* Work required: Gather up the lines with the word "this" in them.

──────────────────────────────

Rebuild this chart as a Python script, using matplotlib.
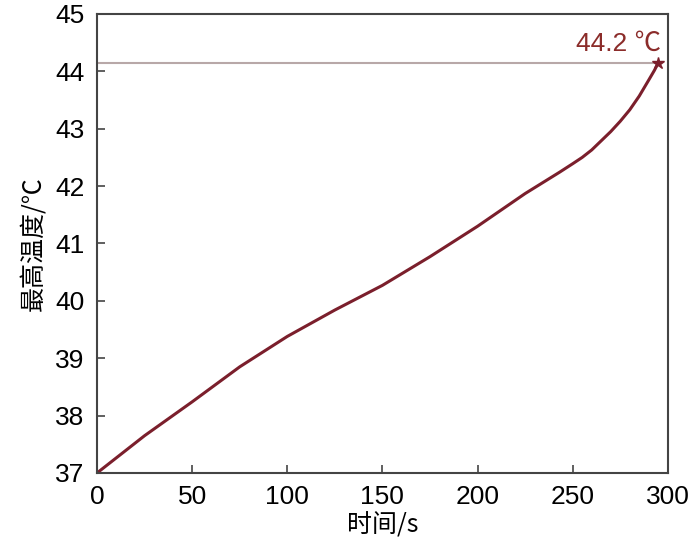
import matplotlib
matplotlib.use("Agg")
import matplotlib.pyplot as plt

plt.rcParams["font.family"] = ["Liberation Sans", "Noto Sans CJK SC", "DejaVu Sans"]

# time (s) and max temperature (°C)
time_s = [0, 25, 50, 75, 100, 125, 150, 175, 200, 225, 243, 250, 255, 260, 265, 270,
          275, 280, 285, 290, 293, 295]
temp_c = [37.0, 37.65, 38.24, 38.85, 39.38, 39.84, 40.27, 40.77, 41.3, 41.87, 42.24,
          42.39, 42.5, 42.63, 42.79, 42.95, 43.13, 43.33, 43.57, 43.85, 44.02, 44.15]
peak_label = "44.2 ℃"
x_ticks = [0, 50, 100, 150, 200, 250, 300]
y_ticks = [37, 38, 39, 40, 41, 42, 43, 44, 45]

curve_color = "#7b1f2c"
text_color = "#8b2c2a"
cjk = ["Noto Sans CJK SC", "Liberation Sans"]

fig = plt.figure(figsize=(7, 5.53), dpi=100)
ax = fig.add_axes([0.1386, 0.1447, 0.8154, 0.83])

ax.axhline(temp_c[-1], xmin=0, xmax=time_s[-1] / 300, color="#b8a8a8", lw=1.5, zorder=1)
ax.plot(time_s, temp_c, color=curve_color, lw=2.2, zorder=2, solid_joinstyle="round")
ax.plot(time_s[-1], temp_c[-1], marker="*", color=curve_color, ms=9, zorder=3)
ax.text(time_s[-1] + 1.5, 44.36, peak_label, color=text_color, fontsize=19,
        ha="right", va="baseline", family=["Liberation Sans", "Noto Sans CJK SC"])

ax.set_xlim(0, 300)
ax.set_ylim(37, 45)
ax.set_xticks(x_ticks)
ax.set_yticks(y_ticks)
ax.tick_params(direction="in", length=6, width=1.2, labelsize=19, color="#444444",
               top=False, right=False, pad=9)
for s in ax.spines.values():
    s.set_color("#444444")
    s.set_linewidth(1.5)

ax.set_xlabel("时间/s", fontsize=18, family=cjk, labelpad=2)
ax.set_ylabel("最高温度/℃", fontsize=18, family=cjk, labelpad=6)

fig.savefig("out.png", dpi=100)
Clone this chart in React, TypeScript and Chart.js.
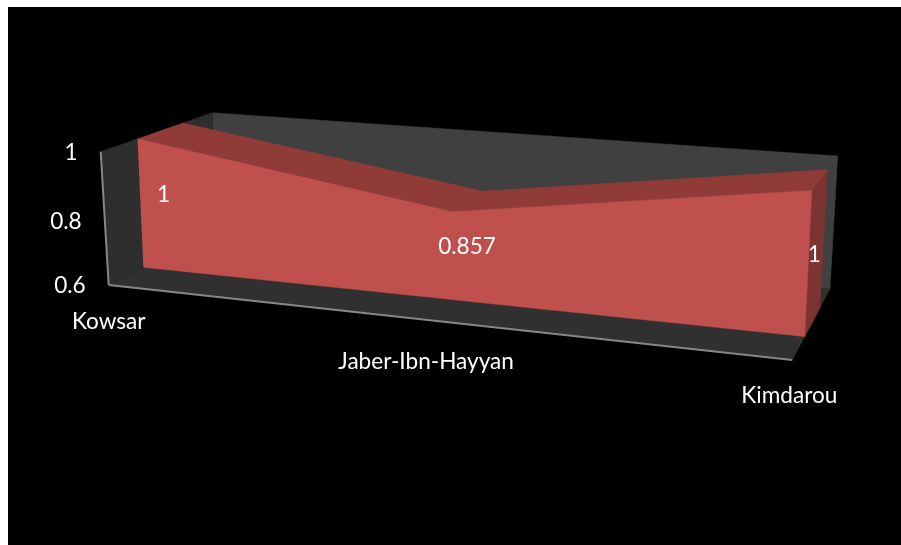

──────────────────────────────

* Expected output:
Rebuild this chart as a Python script, using matplotlib.
Clone this chart in React, TypeScript and Chart.js.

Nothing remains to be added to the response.